China Sentences Writer to Eleven Years, Le Guin Leaves Authors Guild, and More

by
Adrian Versteegh
12.28.09

Every day Poets & Writers Magazine scans the headlines—from publishing reports to academic announcements to literary dispatches—for all the news that creative writers need to know. Here are today's stories:

In what PEN American Center president Kwame Anthony Appiah called a “show trial” and a “scandal,” Chinese literary critic and PEN member Liu Xiaobo was sentenced on December 25 to eleven years in prison for his role in authoring Charter 08, a pro-democracy manifesto that has so far been signed by over three hundred Chinese intellectuals and thousands of activists worldwide (Press Release).

While Barnes & Noble reportedly managed to deliver all pre-ordered Nooks on time, a surfeit of download requests on Christmas Day caused a temporary jam in the retailer’s e-book network (Engadget).

After nearly four decades of membership, author Ursula K. Le Guin has resigned from the Authors Guild in protest of the Google Book Search settlement, which she called a “deal with the devil” (Publishers Weekly).

Black Oak Books—a Berkeley, California, indie that shut down last year—has reopened across town in a larger, less expensive location (San Francisco Chronicle).

Borders has announced that it will spare about twenty of the two hundred Waldenbooks outlets originally slated to close by January (DailyFinance).
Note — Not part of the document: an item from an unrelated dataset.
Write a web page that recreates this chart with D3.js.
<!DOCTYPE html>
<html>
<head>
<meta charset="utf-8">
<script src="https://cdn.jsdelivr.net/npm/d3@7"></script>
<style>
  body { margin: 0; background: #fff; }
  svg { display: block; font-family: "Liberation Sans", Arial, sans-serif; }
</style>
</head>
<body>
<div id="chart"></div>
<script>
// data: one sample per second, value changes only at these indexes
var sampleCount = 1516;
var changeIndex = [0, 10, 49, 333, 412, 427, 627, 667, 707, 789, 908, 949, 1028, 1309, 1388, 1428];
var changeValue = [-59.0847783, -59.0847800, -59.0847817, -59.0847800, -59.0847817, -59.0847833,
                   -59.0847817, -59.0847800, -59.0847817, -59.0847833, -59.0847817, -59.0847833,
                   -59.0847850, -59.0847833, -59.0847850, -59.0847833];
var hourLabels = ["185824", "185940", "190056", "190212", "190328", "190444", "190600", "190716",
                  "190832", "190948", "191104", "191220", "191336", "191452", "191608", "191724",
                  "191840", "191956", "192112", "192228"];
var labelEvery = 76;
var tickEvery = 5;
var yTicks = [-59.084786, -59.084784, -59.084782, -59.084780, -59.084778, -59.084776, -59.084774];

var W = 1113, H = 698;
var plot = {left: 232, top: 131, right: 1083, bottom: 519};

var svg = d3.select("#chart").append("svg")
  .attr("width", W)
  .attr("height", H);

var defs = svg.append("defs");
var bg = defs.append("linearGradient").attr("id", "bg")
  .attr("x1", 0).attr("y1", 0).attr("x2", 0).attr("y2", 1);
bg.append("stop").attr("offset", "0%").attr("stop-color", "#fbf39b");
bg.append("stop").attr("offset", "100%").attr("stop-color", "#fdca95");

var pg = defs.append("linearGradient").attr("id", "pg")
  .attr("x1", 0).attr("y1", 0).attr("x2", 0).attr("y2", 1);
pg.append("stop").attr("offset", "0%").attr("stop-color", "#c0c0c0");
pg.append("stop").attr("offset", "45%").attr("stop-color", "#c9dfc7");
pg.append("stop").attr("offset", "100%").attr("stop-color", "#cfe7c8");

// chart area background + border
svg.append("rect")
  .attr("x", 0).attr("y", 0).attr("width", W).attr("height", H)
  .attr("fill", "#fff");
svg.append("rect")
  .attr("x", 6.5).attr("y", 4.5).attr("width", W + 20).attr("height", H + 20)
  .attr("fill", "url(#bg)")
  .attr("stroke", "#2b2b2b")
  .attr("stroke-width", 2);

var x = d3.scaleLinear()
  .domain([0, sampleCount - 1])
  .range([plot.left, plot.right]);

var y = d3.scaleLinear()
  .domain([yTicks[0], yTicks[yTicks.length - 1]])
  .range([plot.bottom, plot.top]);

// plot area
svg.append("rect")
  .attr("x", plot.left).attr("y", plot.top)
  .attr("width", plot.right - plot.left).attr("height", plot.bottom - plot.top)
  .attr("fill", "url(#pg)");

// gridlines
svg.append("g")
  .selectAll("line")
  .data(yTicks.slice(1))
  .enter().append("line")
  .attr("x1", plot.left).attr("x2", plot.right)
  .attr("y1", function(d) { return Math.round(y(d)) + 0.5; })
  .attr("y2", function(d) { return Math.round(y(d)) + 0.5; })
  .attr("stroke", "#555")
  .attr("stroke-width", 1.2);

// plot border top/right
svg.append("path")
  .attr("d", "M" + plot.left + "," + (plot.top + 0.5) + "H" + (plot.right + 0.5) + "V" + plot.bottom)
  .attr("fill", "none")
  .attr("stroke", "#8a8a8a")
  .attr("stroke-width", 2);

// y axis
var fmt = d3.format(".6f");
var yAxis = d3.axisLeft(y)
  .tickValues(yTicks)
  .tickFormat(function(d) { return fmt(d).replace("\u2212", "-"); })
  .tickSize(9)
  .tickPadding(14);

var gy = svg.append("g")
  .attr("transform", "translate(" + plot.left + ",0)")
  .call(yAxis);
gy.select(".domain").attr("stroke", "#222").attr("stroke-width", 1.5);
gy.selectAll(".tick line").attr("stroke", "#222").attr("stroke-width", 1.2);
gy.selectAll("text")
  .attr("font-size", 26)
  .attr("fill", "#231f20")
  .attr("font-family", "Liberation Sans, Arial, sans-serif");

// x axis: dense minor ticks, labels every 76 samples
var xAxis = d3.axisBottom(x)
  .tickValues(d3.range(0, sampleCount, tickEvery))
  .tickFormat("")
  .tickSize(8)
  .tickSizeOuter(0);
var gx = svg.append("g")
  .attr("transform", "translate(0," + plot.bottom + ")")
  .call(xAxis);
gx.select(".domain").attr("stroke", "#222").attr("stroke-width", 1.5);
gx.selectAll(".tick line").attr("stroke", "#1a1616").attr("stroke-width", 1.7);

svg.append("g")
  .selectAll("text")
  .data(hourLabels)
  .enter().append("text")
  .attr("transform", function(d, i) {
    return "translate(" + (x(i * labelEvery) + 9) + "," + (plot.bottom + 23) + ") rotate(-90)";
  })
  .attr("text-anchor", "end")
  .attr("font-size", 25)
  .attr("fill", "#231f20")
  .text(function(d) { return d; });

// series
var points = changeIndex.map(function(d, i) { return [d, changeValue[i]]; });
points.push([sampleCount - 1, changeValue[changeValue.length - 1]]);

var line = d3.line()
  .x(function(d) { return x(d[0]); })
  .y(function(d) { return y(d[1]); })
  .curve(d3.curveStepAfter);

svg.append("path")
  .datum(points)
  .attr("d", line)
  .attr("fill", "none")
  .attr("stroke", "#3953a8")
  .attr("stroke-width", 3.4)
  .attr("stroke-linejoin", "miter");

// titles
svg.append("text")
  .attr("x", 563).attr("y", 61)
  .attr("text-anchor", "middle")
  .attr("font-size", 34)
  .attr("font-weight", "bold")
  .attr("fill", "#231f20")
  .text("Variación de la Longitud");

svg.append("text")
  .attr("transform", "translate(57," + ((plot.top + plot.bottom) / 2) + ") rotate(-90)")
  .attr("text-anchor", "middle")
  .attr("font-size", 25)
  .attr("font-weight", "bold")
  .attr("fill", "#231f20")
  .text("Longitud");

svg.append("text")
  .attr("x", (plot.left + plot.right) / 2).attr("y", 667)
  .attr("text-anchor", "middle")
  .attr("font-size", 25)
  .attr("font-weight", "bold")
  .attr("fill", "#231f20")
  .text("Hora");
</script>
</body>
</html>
Despite its $195 cover price, Carl Jung’s legendary Red Book (Norton, 2009)—which details, through calligraphy and artwork, the Swiss psychiatrist’s encounters with his own unconscious—is climbing the nonfiction best-seller lists (New York Times).

English-language titles from Random House are being made available worldwide through Amazon’s international Kindle store (Press Release).

A professor of child development has raised concern about the effects of e-books and other digital media on the brain (Christian Science Monitor).